Emergence of coherence in the charge-density wave state of 2H-NbSe$_2$

TL;DR

This study reveals that in 2H-NbSe$_2$, charge-density wave order initially develops with a well-defined amplitude but without long-range phase coherence, which only emerges at the transition temperature, highlighting the role of phase fluctuations.

Contribution

It demonstrates that phase coherence in CDW states can be decoupled from amplitude development, challenging the conventional view of simultaneous onset at T$_{cdw}$ in strongly coupled systems.

Findings

Short-range CDW order with a well-defined amplitude exists above T$_{cdw}$.
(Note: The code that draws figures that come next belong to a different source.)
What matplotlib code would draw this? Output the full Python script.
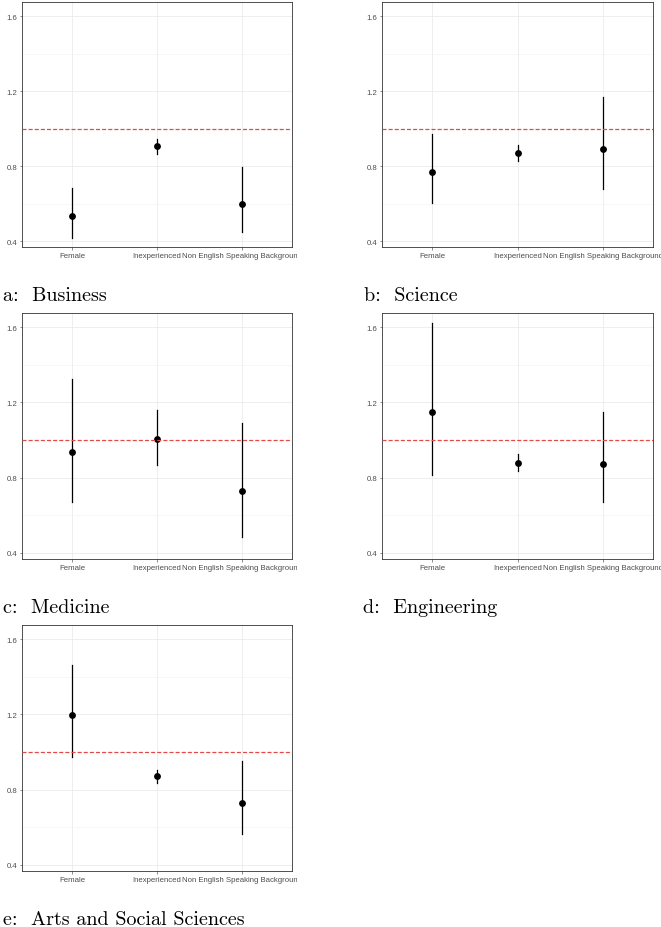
import matplotlib
matplotlib.use("Agg")
import matplotlib.pyplot as plt
from matplotlib.transforms import Bbox, TransformedBbox

categories = ["Female", "Inexperienced", "Non English Speaking Background"]

panels = ["a:  Business", "b:  Science", "c:  Medicine", "d:  Engineering",
          "e:  Arts and Social Sciences"]

# point estimate, lower and upper bound for each panel
business_est = [0.535, 0.906, 0.596]
business_lo = [0.417, 0.865, 0.446]
business_hi = [0.684, 0.946, 0.795]

science_est = [0.767, 0.869, 0.892]
science_lo = [0.604, 0.827, 0.677]
science_hi = [0.969, 0.912, 1.170]

medicine_est = [0.938, 1.003, 0.728]
medicine_lo = [0.669, 0.866, 0.484]
medicine_hi = [1.322, 1.160, 1.090]

engineering_est = [1.150, 0.880, 0.872]
engineering_lo = [0.816, 0.833, 0.670]
engineering_hi = [1.621, 0.928, 1.148]

arts_est = [1.195, 0.871, 0.731]
arts_lo = [0.975, 0.835, 0.563]
arts_hi = [1.464, 0.907, 0.951]

ests = [business_est, science_est, medicine_est, engineering_est, arts_est]
los = [business_lo, science_lo, medicine_lo, engineering_lo, arts_lo]
his = [business_hi, science_hi, medicine_hi, engineering_hi, arts_hi]

yticks = [0.4, 0.8, 1.2, 1.6]
yminor = [0.6, 1.0, 1.4]

W, H = 661, 928
fig = plt.figure(figsize=(W / 100, H / 100), dpi=100)

# axes boxes in pixels: left, top, right, bottom
boxes = [(22, 3, 292, 248), (382, 3, 653, 248),
         (22, 314, 292, 560), (382, 314, 653, 560),
         (22, 626, 292, 872)]
caps = [(3, 301), (364, 301), (3, 613), (363, 613), (3, 925)]
clip_right = [297, 661, 297, 661, 297]

grey20 = "#333333"
tickgrey = "#4d4d4d"

for i in range(5):
    l, t, r, b = boxes[i]
    ax = fig.add_axes([l / W, 1 - b / H, (r - l) / W, (b - t) / H])
    x = [1, 2, 3]
    for j in range(3):
        ax.plot([x[j], x[j]], [los[i][j], his[i][j]], color="black",
                lw=0.9, zorder=3)
    ax.plot(x, ests[i], "o", color="black", ms=3.9, zorder=4)
    ax.axhline(1.0, color="#e54848", lw=0.9, ls=(0, (3.2, 1.7)), zorder=5)

    ax.set_xlim(0.41, 3.59)
    ax.set_ylim(0.368, 1.675)
    ax.set_xticks(x)
    ax.set_xticklabels(categories)
    ax.set_yticks(yticks)
    ax.set_yticklabels([str(v) for v in yticks])
    ax.set_yticks(yminor, minor=True)
    ax.tick_params(which="minor", left=False)
    ax.grid(which="major", color="#ebebeb", lw=0.6)
    ax.grid(which="minor", axis="y", color="#f2f2f2", lw=0.4)
    ax.set_axisbelow(True)
    ax.tick_params(which="major", length=1.8, width=0.4, color=grey20,
                   labelsize=5.6, labelcolor=tickgrey, pad=1.5)
    for lab in ax.get_xticklabels() + ax.get_yticklabels():
        lab.set_fontfamily("Liberation Sans")
    for s in ax.spines.values():
        s.set_color(grey20)
        s.set_linewidth(0.6)

    clip = TransformedBbox(Bbox([[0, 0], [clip_right[i] / W, 1]]), fig.transFigure)
    for tk in ax.xaxis.get_major_ticks():
        tk.label1.set_clip_box(clip)
        tk.label1.set_clip_on(True)

    cx, cy = caps[i]
    fig.text(cx / W, 1 - cy / H, panels[i], fontfamily="cmr10", fontsize=14.5,
             va="baseline", ha="left")

fig.savefig("out.png", dpi=100)
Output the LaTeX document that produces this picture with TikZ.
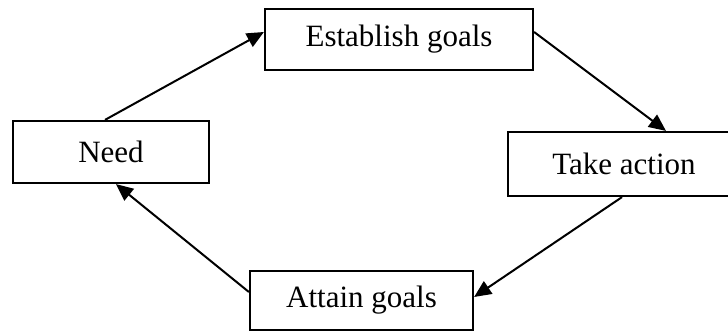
\documentclass[tikz,border=0pt]{standalone}
\usepackage{fontspec}
\setmainfont{Liberation Serif}
\usetikzlibrary{arrows.meta}
\begin{document}
\begin{tikzpicture}[x=1pt,y=1pt,
  box/.style={draw=black,line width=2.2pt,inner sep=0pt,font=\fontsize{31}{37}\selectfont},
  conn/.style={line width=2pt,-{Triangle[length=17pt,width=15pt]}}]
\useasboundingbox (0,0) rectangle (728,331);
\node[box,minimum width=268,minimum height=61] (est) at (399,291.5) {Establish goals};
\node[box,minimum width=196,minimum height=62] (need) at (111,179) {Need};
\node[box,minimum width=232,minimum height=64] (ta) at (624,167) {Take action};
\node[box,minimum width=223,minimum height=59] (att) at (361.5,30.5) {Attain goals};
\draw[conn] ([xshift=-6pt]need.north) -- ([yshift=7.5pt]est.west);
\draw[conn] ([yshift=7.5pt]est.east) -- ([xshift=42pt]ta.north);
\draw[conn] ([xshift=-2pt]ta.south) -- ([yshift=3.5pt]att.east);
\draw[conn] ([yshift=8.5pt]att.west) -- ([xshift=5pt]need.south);
\end{tikzpicture}
\end{document}
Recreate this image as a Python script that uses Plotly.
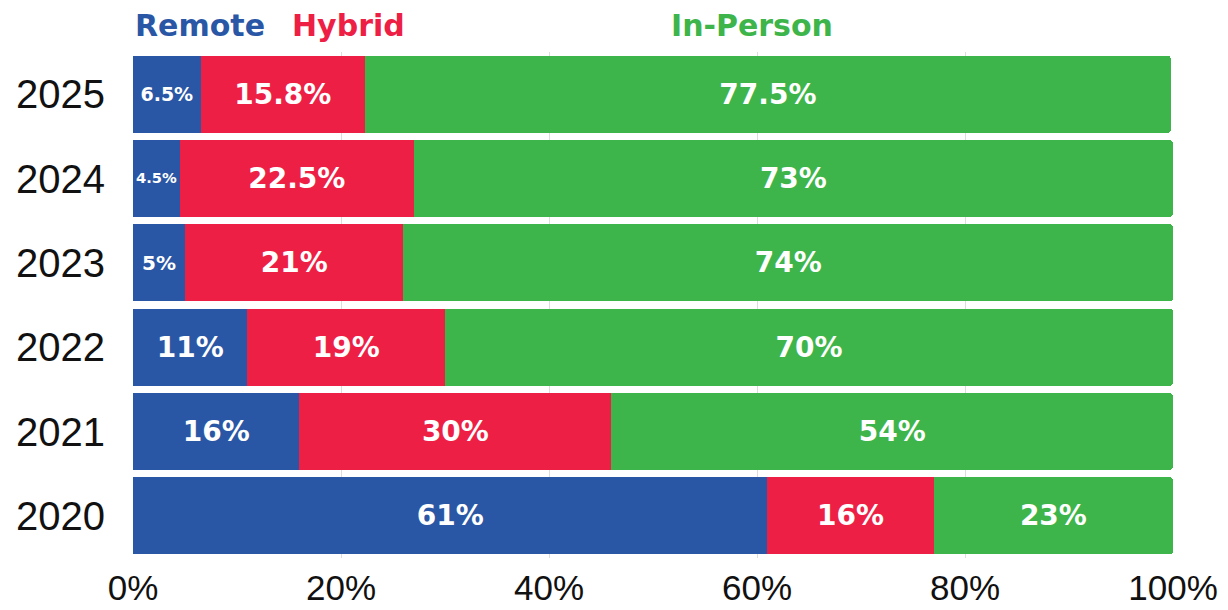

Long-range phase coherence appears only at T$_{cdw}$, leading to sharp electronic excitations.

Phase fluctuations are crucial in understanding pseudogap states in CDW materials.

Abstract

A charge-density wave (CDW) state has a broken symmetry described by a complex order parameter with an amplitude and a phase. The conventional view, based on clean, weak-coupling systems, is that a finite amplitude and long-range phase coherence set in simultaneously at the CDW transition temperature T$_{cdw}$. Here we investigate, using photoemission, X-ray scattering and scanning tunneling microscopy, the canonical CDW compound 2H-NbSe$_2$ intercalated with Mn and Co, and show that the conventional view is untenable. We find that, either at high temperature or at large intercalation, CDW order becomes short-ranged with a well-defined amplitude that impacts the electronic dispersion, giving rise to an energy gap. The phase transition at T$_{cdw}$ marks the onset of long-range order with global phase coherence, leading to sharp electronic excitations. Our observations emphasize the importance of phase fluctuations in strongly coupled CDW systems and provide insights into the significance of phase incoherence in `pseudogap' states.